(THE EXERCISE)
Leave the pictures out. Return all other data exactly.
-- start --
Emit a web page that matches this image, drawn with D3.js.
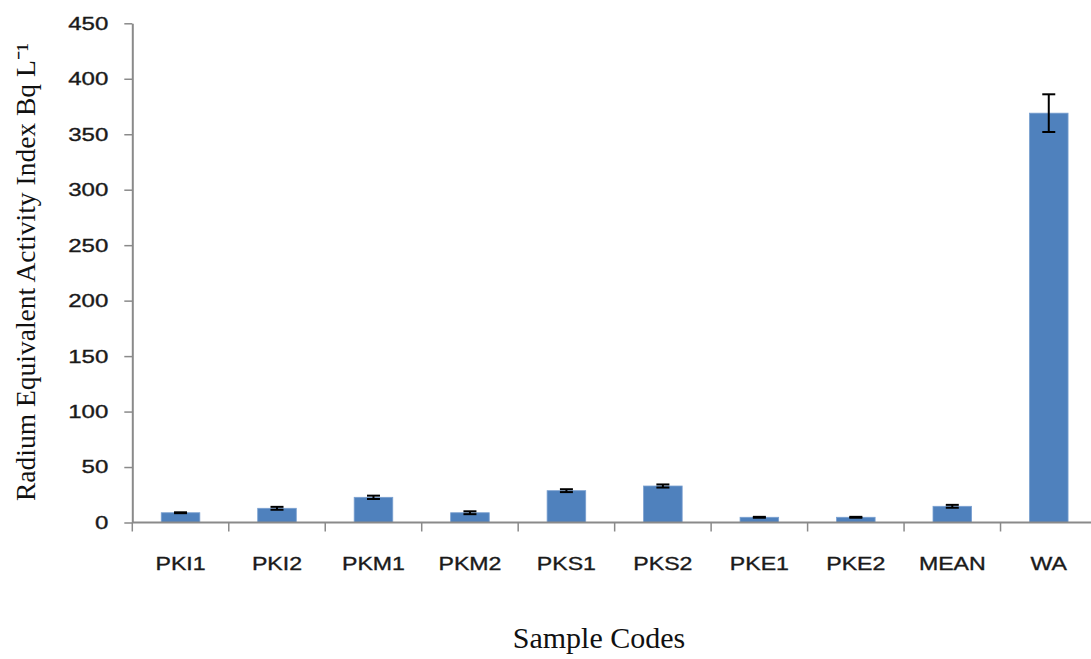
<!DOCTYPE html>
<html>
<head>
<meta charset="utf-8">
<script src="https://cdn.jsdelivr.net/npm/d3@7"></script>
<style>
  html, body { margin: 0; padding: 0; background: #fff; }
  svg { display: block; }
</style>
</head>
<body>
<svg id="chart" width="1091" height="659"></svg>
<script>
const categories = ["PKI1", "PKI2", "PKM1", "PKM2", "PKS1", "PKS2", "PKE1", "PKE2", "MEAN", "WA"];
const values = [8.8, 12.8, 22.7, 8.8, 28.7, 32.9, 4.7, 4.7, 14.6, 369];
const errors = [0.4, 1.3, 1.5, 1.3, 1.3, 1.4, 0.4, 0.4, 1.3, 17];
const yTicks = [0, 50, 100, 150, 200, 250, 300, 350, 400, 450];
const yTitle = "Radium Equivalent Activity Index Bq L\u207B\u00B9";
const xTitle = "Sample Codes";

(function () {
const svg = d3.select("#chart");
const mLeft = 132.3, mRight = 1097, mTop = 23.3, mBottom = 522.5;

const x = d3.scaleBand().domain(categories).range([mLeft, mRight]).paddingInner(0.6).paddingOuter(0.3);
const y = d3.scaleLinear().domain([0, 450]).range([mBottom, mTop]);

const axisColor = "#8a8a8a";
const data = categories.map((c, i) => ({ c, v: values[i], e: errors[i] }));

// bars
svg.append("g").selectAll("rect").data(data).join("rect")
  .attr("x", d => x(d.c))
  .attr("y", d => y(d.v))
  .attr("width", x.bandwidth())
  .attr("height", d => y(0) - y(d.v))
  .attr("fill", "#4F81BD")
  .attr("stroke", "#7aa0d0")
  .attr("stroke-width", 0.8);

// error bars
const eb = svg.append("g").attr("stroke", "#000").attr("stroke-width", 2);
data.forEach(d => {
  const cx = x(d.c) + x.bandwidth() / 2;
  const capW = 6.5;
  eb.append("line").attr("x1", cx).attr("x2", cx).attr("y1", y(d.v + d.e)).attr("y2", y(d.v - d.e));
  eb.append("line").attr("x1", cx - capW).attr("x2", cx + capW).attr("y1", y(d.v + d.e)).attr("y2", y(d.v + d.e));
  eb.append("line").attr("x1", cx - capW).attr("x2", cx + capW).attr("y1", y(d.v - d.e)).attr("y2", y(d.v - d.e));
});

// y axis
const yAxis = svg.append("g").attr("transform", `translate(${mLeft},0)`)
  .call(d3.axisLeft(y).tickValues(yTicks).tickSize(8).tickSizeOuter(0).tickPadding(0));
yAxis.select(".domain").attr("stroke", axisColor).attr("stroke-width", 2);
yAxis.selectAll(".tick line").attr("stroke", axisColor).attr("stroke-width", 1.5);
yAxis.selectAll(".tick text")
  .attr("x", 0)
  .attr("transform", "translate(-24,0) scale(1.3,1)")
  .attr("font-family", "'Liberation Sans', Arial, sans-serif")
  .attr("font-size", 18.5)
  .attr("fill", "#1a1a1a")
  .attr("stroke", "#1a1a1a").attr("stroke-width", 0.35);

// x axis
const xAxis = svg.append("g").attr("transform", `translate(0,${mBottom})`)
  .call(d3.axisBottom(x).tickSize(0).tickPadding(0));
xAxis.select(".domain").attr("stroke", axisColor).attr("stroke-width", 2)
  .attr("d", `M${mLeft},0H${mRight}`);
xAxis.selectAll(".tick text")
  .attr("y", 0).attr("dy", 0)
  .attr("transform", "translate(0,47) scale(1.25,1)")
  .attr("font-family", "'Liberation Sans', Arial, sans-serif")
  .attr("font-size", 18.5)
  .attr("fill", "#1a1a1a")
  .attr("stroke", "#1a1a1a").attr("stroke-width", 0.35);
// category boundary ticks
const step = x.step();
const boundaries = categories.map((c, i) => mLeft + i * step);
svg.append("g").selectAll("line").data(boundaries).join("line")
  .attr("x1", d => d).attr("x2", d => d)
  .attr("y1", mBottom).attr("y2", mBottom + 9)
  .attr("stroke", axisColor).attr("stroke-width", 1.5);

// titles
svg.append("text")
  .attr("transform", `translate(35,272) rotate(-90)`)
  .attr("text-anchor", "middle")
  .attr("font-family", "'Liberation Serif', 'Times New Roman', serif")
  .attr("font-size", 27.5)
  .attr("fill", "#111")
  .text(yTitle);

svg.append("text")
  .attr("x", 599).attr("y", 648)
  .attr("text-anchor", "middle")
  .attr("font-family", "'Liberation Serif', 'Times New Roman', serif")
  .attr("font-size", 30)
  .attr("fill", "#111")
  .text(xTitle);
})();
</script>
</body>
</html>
-- end --
(TASK RESPONSE)
Emit a web page that matches this image, drawn with D3.js.
<!DOCTYPE html>
<html>
<head>
<meta charset="utf-8">
<script src="https://cdn.jsdelivr.net/npm/d3@7"></script>
<style>
  html, body { margin: 0; padding: 0; background: #fff; }
  svg { display: block; }
</style>
</head>
<body>
<svg id="chart" width="1091" height="659"></svg>
<script>
const categories = ["PKI1", "PKI2", "PKM1", "PKM2", "PKS1", "PKS2", "PKE1", "PKE2", "MEAN", "WA"];
const values = [8.8, 12.8, 22.7, 8.8, 28.7, 32.9, 4.7, 4.7, 14.6, 369];
const errors = [0.4, 1.3, 1.5, 1.3, 1.3, 1.4, 0.4, 0.4, 1.3, 17];
const yTicks = [0, 50, 100, 150, 200, 250, 300, 350, 400, 450];
const yTitle = "Radium Equivalent Activity Index Bq L\u207B\u00B9";
const xTitle = "Sample Codes";

(function () {
const svg = d3.select("#chart");
const mLeft = 132.3, mRight = 1097, mTop = 23.3, mBottom = 522.5;

const x = d3.scaleBand().domain(categories).range([mLeft, mRight]).paddingInner(0.6).paddingOuter(0.3);
const y = d3.scaleLinear().domain([0, 450]).range([mBottom, mTop]);

const axisColor = "#8a8a8a";
const data = categories.map((c, i) => ({ c, v: values[i], e: errors[i] }));

// bars
svg.append("g").selectAll("rect").data(data).join("rect")
  .attr("x", d => x(d.c))
  .attr("y", d => y(d.v))
  .attr("width", x.bandwidth())
  .attr("height", d => y(0) - y(d.v))
  .attr("fill", "#4F81BD")
  .attr("stroke", "#7aa0d0")
  .attr("stroke-width", 0.8);

// error bars
const eb = svg.append("g").attr("stroke", "#000").attr("stroke-width", 2);
data.forEach(d => {
  const cx = x(d.c) + x.bandwidth() / 2;
  const capW = 6.5;
  eb.append("line").attr("x1", cx).attr("x2", cx).attr("y1", y(d.v + d.e)).attr("y2", y(d.v - d.e));
  eb.append("line").attr("x1", cx - capW).attr("x2", cx + capW).attr("y1", y(d.v + d.e)).attr("y2", y(d.v + d.e));
  eb.append("line").attr("x1", cx - capW).attr("x2", cx + capW).attr("y1", y(d.v - d.e)).attr("y2", y(d.v - d.e));
});

// y axis
const yAxis = svg.append("g").attr("transform", `translate(${mLeft},0)`)
  .call(d3.axisLeft(y).tickValues(yTicks).tickSize(8).tickSizeOuter(0).tickPadding(0));
yAxis.select(".domain").attr("stroke", axisColor).attr("stroke-width", 2);
yAxis.selectAll(".tick line").attr("stroke", axisColor).attr("stroke-width", 1.5);
yAxis.selectAll(".tick text")
  .attr("x", 0)
  .attr("transform", "translate(-24,0) scale(1.3,1)")
  .attr("font-family", "'Liberation Sans', Arial, sans-serif")
  .attr("font-size", 18.5)
  .attr("fill", "#1a1a1a")
  .attr("stroke", "#1a1a1a").attr("stroke-width", 0.35);

// x axis
const xAxis = svg.append("g").attr("transform", `translate(0,${mBottom})`)
  .call(d3.axisBottom(x).tickSize(0).tickPadding(0));
xAxis.select(".domain").attr("stroke", axisColor).attr("stroke-width", 2)
  .attr("d", `M${mLeft},0H${mRight}`);
xAxis.selectAll(".tick text")
  .attr("y", 0).attr("dy", 0)
  .attr("transform", "translate(0,47) scale(1.25,1)")
  .attr("font-family", "'Liberation Sans', Arial, sans-serif")
  .attr("font-size", 18.5)
  .attr("fill", "#1a1a1a")
  .attr("stroke", "#1a1a1a").attr("stroke-width", 0.35);
// category boundary ticks
const step = x.step();
const boundaries = categories.map((c, i) => mLeft + i * step);
svg.append("g").selectAll("line").data(boundaries).join("line")
  .attr("x1", d => d).attr("x2", d => d)
  .attr("y1", mBottom).attr("y2", mBottom + 9)
  .attr("stroke", axisColor).attr("stroke-width", 1.5);

// titles
svg.append("text")
  .attr("transform", `translate(35,272) rotate(-90)`)
  .attr("text-anchor", "middle")
  .attr("font-family", "'Liberation Serif', 'Times New Roman', serif")
  .attr("font-size", 27.5)
  .attr("fill", "#111")
  .text(yTitle);

svg.append("text")
  .attr("x", 599).attr("y", 648)
  .attr("text-anchor", "middle")
  .attr("font-family", "'Liberation Serif', 'Times New Roman', serif")
  .attr("font-size", 30)
  .attr("fill", "#111")
  .text(xTitle);
})();
</script>
</body>
</html>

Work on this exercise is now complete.